An example of this can be found in the case of the recent REvil (also known as Sodinokibi) ransomware attack, affecting at least hundreds of businesses worldwide, including the grocery chain COOP in Sweden, in early July 2021. The attackers managed to use a vulnerability in Kaseya’s VSA software to bypass security measures and distribute malware (ransomware) to its customers [26]. Through the centralisation of IT-infrastructure service delivery, the attackers could focus on targeting this one business to get to connected businesses further down the line. In the case of COOP, there was no alternative way of operating without access to their digital payment system (no organisational slack/redundancy), and they had to simply close most of their 800 grocery stores in Sweden until the problem was solved [27].

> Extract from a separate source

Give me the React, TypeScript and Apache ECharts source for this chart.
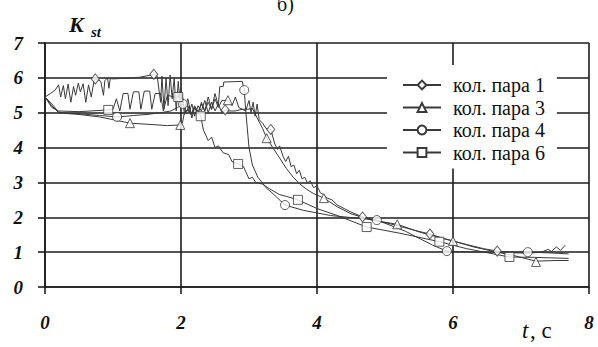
import React, { useEffect, useRef } from "react";
import * as echarts from "echarts";

const seriesNames = ["кол. пара 1", "кол. пара 3", "кол. пара 4", "кол. пара 6"];
const symbols = ["diamond", "triangle", "circle", "rect"];
const xTicks = [0, 2, 4, 6, 8];
const yTicks = [0, 1, 2, 3, 4, 5, 6, 7];

// [t, K] – кол. пара 1
const pair1Line: number[][] = [
  [0.0, 5.45], [0.08, 5.55], [0.15, 5.65], [0.2, 5.8], [0.23, 5.45], [0.27, 5.78], [0.3, 5.4],
  [0.34, 5.82], [0.38, 5.3], [0.42, 5.75], [0.45, 5.5], [0.49, 5.85], [0.52, 5.6], [0.56, 5.83],
  [0.6, 5.3], [0.64, 5.8], [0.68, 5.45], [0.72, 5.9], [0.74, 5.97], [0.78, 5.95], [0.82, 5.9],
  [0.86, 5.5], [0.88, 5.92], [0.92, 6.0], [0.94, 5.7], [0.96, 5.98], [1.0, 5.97], [1.1, 5.98],
  [1.3, 6.0], [1.4, 6.02], [1.6, 6.1], [1.65, 6.05], [1.7, 5.3], [1.72, 6.05], [1.75, 5.1],
  [1.78, 6.0], [1.81, 5.2], [1.84, 6.08], [1.87, 5.4], [1.9, 6.0], [1.93, 5.05], [1.96, 5.9],
  [1.99, 5.15], [2.02, 5.5], [2.05, 4.95], [2.08, 5.3], [2.12, 5.0], [2.16, 5.25], [2.2, 4.9],
  [2.25, 5.2], [2.3, 5.05], [2.35, 5.35], [2.4, 5.0], [2.45, 5.3], [2.5, 5.05], [2.55, 5.25],
  [2.6, 5.0], [2.65, 5.08], [2.7, 5.05], [2.8, 5.05], [2.9, 5.1], [2.95, 5.05], [3.0, 5.35],
  [3.03, 5.0], [3.06, 5.3], [3.09, 4.9], [3.12, 5.25], [3.15, 4.8], [3.2, 4.7], [3.25, 4.55],
  [3.32, 4.52], [3.38, 4.1], [3.42, 3.95], [3.45, 4.05], [3.5, 3.75], [3.54, 3.6], [3.58, 3.75],
  [3.62, 3.45], [3.66, 3.5], [3.7, 3.25], [3.74, 3.35], [3.78, 3.1], [3.82, 3.15], [3.86, 2.98],
  [3.9, 3.05], [3.95, 2.85], [4.0, 2.9], [4.05, 2.7], [4.1, 2.65], [4.15, 2.55], [4.22, 2.5],
  [4.3, 2.35], [4.4, 2.25], [4.5, 2.15], [4.67, 2.01], [4.9, 1.9], [5.2, 1.75], [5.45, 1.62],
  [5.66, 1.52], [5.85, 1.4], [6.0, 1.32], [6.2, 1.22], [6.45, 1.1], [6.65, 1.03], [6.9, 0.98],
  [7.1, 0.97], [7.3, 1.0], [7.4, 1.08], [7.45, 1.02], [7.52, 1.15], [7.58, 1.05], [7.65, 1.2],
];
const pair1Markers: number[][] = [
  [0.74, 5.97], [1.6, 6.1], [2.65, 5.08], [3.32, 4.52], [4.67, 2.01], [5.66, 1.52], [6.65, 1.03],
];

// кол. пара 3
const pair3Line: number[][] = [
  [0.0, 5.45], [0.1, 5.25], [0.2, 5.02], [0.3, 4.98], [0.5, 4.95], [0.8, 4.88], [1.0, 4.8],
  [1.25, 4.7], [1.5, 4.67], [1.8, 4.63], [1.99, 4.65], [2.02, 4.7], [2.05, 5.0], [2.1, 5.1],
  [2.15, 4.95], [2.2, 5.15], [2.25, 5.0], [2.3, 5.25], [2.35, 5.05], [2.4, 5.3], [2.45, 5.1],
  [2.5, 5.4], [2.55, 5.15], [2.6, 5.35], [2.69, 5.36], [2.75, 5.2], [2.8, 5.45], [2.85, 5.15],
  [2.9, 5.1], [2.98, 5.1], [3.05, 5.12], [3.12, 4.85], [3.2, 4.55], [3.26, 4.27], [3.35, 4.0],
  [3.45, 3.7], [3.55, 3.4], [3.65, 3.15], [3.75, 2.95], [3.85, 2.8], [3.95, 2.68], [4.1, 2.55],
  [4.3, 2.3], [4.5, 2.1], [4.8, 1.92], [5.18, 1.8], [5.5, 1.58], [5.8, 1.42], [6.0, 1.32],
  [6.3, 1.15], [6.6, 1.02], [6.9, 0.9], [7.22, 0.74], [7.5, 0.76], [7.7, 0.76],
];
const pair3Markers: number[][] = [
  [1.25, 4.7], [1.99, 4.65], [2.69, 5.36], [3.26, 4.27], [4.1, 2.55], [5.18, 1.8], [6.0, 1.32], [7.22, 0.72],
];

// кол. пара 4
const pair4Line: number[][] = [
  [0.0, 5.45], [0.1, 5.2], [0.2, 5.0], [0.5, 4.97], [0.8, 4.92], [1.06, 4.88], [1.2, 4.9],
  [1.3, 4.92], [1.5, 4.95], [1.7, 5.0], [1.85, 5.05], [1.95, 5.15], [2.03, 5.25], [2.08, 5.0],
  [2.12, 5.2], [2.16, 4.85], [2.2, 5.15], [2.25, 4.95], [2.3, 5.3], [2.35, 5.05], [2.4, 5.45],
  [2.45, 5.1], [2.5, 5.55], [2.55, 5.2], [2.57, 5.75], [2.62, 5.75], [2.63, 5.88], [2.9, 5.9],
  [2.93, 5.65], [2.95, 5.1], [3.0, 4.0], [3.05, 3.5], [3.13, 3.15], [3.25, 2.85], [3.34, 2.7],
  [3.53, 2.35], [3.8, 2.2], [4.2, 2.05], [4.88, 1.92], [5.3, 1.6], [5.7, 1.2], [5.91, 1.03],
  [6.3, 1.0], [6.7, 1.0], [7.1, 1.0], [7.4, 0.98], [7.7, 0.95],
];
const pair4Markers: number[][] = [
  [1.06, 4.88], [2.03, 5.25], [2.93, 5.65], [3.53, 2.35], [4.88, 1.92], [5.91, 1.03], [7.1, 1.0],
];

// кол. пара 6
const pair6Line: number[][] = [
  [0.0, 5.45], [0.1, 5.15], [0.2, 5.05], [0.5, 5.03], [0.93, 5.08], [1.0, 5.1], [1.05, 5.4],
  [1.1, 5.05], [1.15, 5.55], [1.22, 5.55], [1.25, 5.1], [1.3, 5.6], [1.38, 5.6], [1.41, 5.1],
  [1.46, 5.62], [1.54, 5.62], [1.57, 5.1], [1.62, 5.55], [1.7, 5.55], [1.74, 5.05], [1.8, 5.5],
  [1.9, 5.45], [1.96, 5.45], [2.0, 5.7], [2.05, 5.1], [2.1, 5.4], [2.15, 4.95], [2.2, 5.2],
  [2.29, 4.9], [2.33, 4.5], [2.4, 4.2], [2.45, 4.3], [2.5, 4.0], [2.55, 4.05], [2.62, 3.85],
  [2.7, 3.8], [2.75, 3.6], [2.84, 3.53], [2.92, 3.45], [3.0, 3.1], [3.05, 3.15], [3.1, 3.0],
  [3.2, 2.95], [3.3, 2.82], [3.45, 2.65], [3.55, 2.6], [3.72, 2.5], [4.0, 2.25], [4.3, 2.05],
  [4.73, 1.72], [5.2, 1.55], [5.8, 1.3], [6.2, 1.1], [6.83, 0.86], [7.2, 0.85], [7.7, 0.82],
];
const pair6Markers: number[][] = [
  [0.93, 5.08], [1.96, 5.45], [2.29, 4.9], [2.84, 3.53], [3.72, 2.5], [4.73, 1.72], [5.8, 1.3], [6.83, 0.86],
];

const lines = [pair1Line, pair3Line, pair4Line, pair6Line];
const markers = [pair1Markers, pair3Markers, pair4Markers, pair6Markers];

const INK = "#1c1c1c";
const CURVE = "#3a3a3a";
const SERIF = "Liberation Serif";

export default function App() {
  const ref = useRef<HTMLDivElement>(null);
  useEffect(() => {
    if (!ref.current) return;
    const chart = echarts.init(ref.current, undefined, { renderer: "svg" });
    const axisLineStyle = { color: INK, width: 1.6 };
    const labelStyle = {
      fontFamily: SERIF,
      fontStyle: "italic" as const,
      fontWeight: "bold" as const,
      fontSize: 19,
      color: "#111",
    };
    const series: any[] = [];
    seriesNames.forEach((name, i) => {
      series.push({
        name,
        type: "line",
        data: lines[i],
        symbol: symbols[i],
        symbolSize: 9,
        showSymbol: false,
        lineStyle: { color: CURVE, width: 1 },
        itemStyle: { color: "#fff", borderColor: CURVE, borderWidth: 1 },
        z: 3,
        silent: true,
      });
      series.push({
        name: name + " ",
        type: "scatter",
        data: markers[i],
        symbol: symbols[i],
        symbolSize: symbols[i] === "diamond" ? [8, 10] : 9,
        itemStyle: { color: "#fff", borderColor: CURVE, borderWidth: 1 },
        z: 4,
        silent: true,
      });
    });
    chart.setOption({
      animation: false,
      backgroundColor: "#fff",
      grid: { left: 45, right: 9, top: 43, bottom: 60, containLabel: false },
      xAxis: {
        type: "value",
        min: xTicks[0],
        max: xTicks[xTicks.length - 1],
        interval: 2,
        axisLine: { show: true, lineStyle: axisLineStyle },
        axisTick: { show: true, length: 7, lineStyle: axisLineStyle },
        splitLine: { show: true, lineStyle: axisLineStyle },
        axisLabel: { ...labelStyle, margin: 26 },
      },
      yAxis: {
        type: "value",
        min: yTicks[0],
        max: yTicks[yTicks.length - 1],
        interval: 1,
        axisLine: { show: true, lineStyle: axisLineStyle },
        axisTick: { show: true, length: 7, lineStyle: axisLineStyle },
        splitLine: { show: true, lineStyle: axisLineStyle },
        axisLabel: { ...labelStyle, margin: 22 },
      },
      legend: {
        data: seriesNames,
        orient: "vertical",
        left: 387,
        top: 65,
        padding: [10, 12, 6, 15],
        itemGap: 2.5,
        itemWidth: 38,
        itemHeight: 11,
        backgroundColor: "#fff",
        textStyle: { fontFamily: SERIF, fontSize: 20, color: "#111", lineHeight: 20, padding: [0, 0, 0, 7] },
      },
      graphic: [
        { type: "text", x: 69, y: 13, style: { text: "K", fontFamily: SERIF, fontStyle: "italic", fontWeight: "bold", fontSize: 22, fill: "#111" } },
        { type: "text", x: 91, y: 24, style: { text: "st", fontFamily: SERIF, fontStyle: "italic", fontWeight: "bold", fontSize: 15, fill: "#111" } },
        { type: "text", x: 277, y: -6, style: { text: "б)", fontFamily: SERIF, fontSize: 20, fill: "#111" } },
        { type: "text", x: 522, y: 319, style: { text: "t", fontFamily: SERIF, fontStyle: "italic", fontSize: 23, fill: "#111" } },
        { type: "text", x: 530, y: 319, style: { text: ", с", fontFamily: SERIF, fontSize: 23, fill: "#111" } },
      ],
      series,
    });
    return () => chart.dispose();
  }, []);
  return (
    <div
      ref={ref}
      style={{ position: "fixed", left: 0, top: 0, width: 598, height: 347, background: "#fff" }}
    />
  );
}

In other words, REvil used the conditions of centralisation of service providers (making it possible to effectively spread malware to many businesses by exploiting a single supply-chain actor), interactive complexity (using different interactive components to achieve unexpected consequences) and tight coupling (leveraging the victim’s dependency on the ransomed digital systems in order to force them to pay the ransom) to achieve their goals.

9.4 Conclusion

This chapter aimed to contribute to the understanding of the transboundary characteristics of large-scale cyber-crises by suggesting that they can be explained by the existence of NA dynamics (the combination of interactive complexity and tight coupling) in several layers of the sociotechnical systems that support modern critical infrastructure operations. With support from the insights of classical NA and HRO theory, it explored the application of these arguments. Analysing the technical layer, the chapter highlighted the problem of interactive complexity and tight coupling in the sociotechnical systems underpinning critical infrastructure, especially through legacy code, systems and hardware. Analysing the cognitive layer, it pointed to the difficulty of clearly perceiving the danger stemming from NA dynamics in large-scale systems. At the organisational layer, it highlighted the 2015 cyber-attack on a Ukraine power grid as an example of how centralisation can make accidents more consequential, but also an example of the mitigating effect of operational redundancy measures to reduce tight coupling. Finally, analysing the macro-layer, the chapter used the case of the recent REvil attacks to discuss how the macro-NA dynamics including the reliance on supply-chain actors, can be exploited by cyber-threat actors and create cascading consequences and transboundary cyber-crises.